Watching The Look Of Love, Michael Winterbottom's recent film about Paul Raymond, the pornographer and one-time richest man in Britain, it struck me that in some small way I must have contributed a little to the man's vast fortune.

As a sweaty teenager back in the 1970s I sneaked into the newsagents, waited for a quiet moment and hurriedly snatched a copy of Men Only from the top shelf and rushed to buy it before any other customers appeared. It wouldn't have happened often – I was too embarrassed most of the time – but I'd be lying if I said it didn't happen at all.

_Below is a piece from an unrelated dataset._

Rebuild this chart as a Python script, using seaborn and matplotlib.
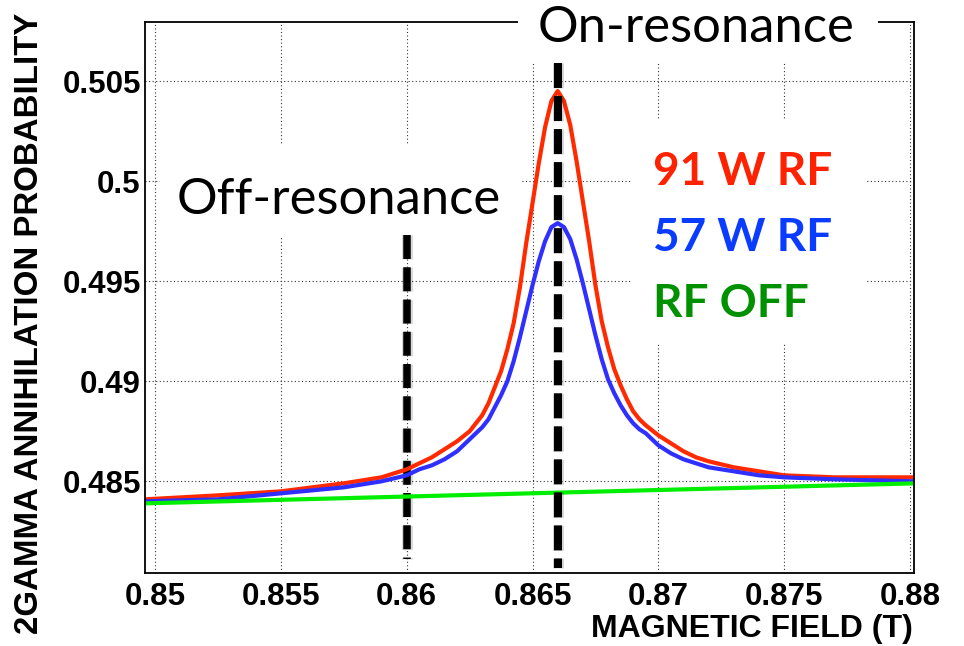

Do people still get embarrassed? When half of Tesco's limited book range seems to be made up of 50 Shades Of Grey knock-offs, when material much more explicit than anything Raymond ever imagined is just a mouse click away from everyone, and when even academics announce that they are launching a new academic journal called Porn Studies to "critically explore those cultural products and services designated as pornographic", the answer is perhaps not.

And when it turns out that one of the two women who will be editing the journal, Clarissa Smith, has spoken in a debate in favour of the motion "pornography is good for us", it's possible that the ground has somehow shifted.

The normalisation of pornography is under way. Newspaper gossip columns are constantly speculating on who might play the leads in the film version of EL James's novels. And there's already a Linda Lovelace biography, starring Amanda Seyfried in the title role.

How do we react to this? We can either tut and frown, and say it's terrible. Or we can start to ask questions about pornography, the audience it serves and the behaviour it encourages.

The fact is, there is nothing new about pornography. There was nothing particularly new about it back in the seventies when I was loitering around newsagents eyeing the top shelves. It has always been with us, as ancient Roman friezes remind us. The danger is that as it creeps into the mainstream we begin to conflate pornography with sexuality. There is a difference and we need to remember that.

And yet anecodotally it's not hard to find the signs of how one is feeding into the other. High-street waxing parlours – for both men and women – can be traced back ultimately to pornographic trends. And there are no shortage of scare stories suggesting teenage boys are expecting their girlfriends to act in the same way as porn stars. That's not a healthy foundation for society's sexual future.

Ultimately, pornography is the commodification of desire. It has no shortage of willing consumers. It's difficult to source an exact figure of its global value (it's reportedly worth $5 billion a year, though it has been suggested that this is a conservative estimate), but it's clear that it's worth far too much to risk challenging its audience.

Desire is unruly. It's not always politically correct. But when it comes down to it, most porn is aimed at men and reinforces regressive and sometimes even abusive ideas about women. Not all its consumers will accept those ideas. But some will. And that's a danger. Pornography is good for us? It depends who the "us" is you're talking about.

In a culture that has been for centuries all too neurotic about sex and sexuality a little more openness wouldn't do us any harm. One of the most encouraging developments in the past 30 years in Britain has been the growing acceptance of homosexuality, but it's by no means complete. The resistance to gay marriage and the rise in homophobic attacks (an increase of 14% last year) is all too evident proof of that.

Still, a culture that is moving towards an acceptance of sexual difference is a healthier culture. Some might argue that pornography is helping that push to acceptance. But to do so you have to whitewash its more deleterious side effects. In the end, porn is best for the pornographer.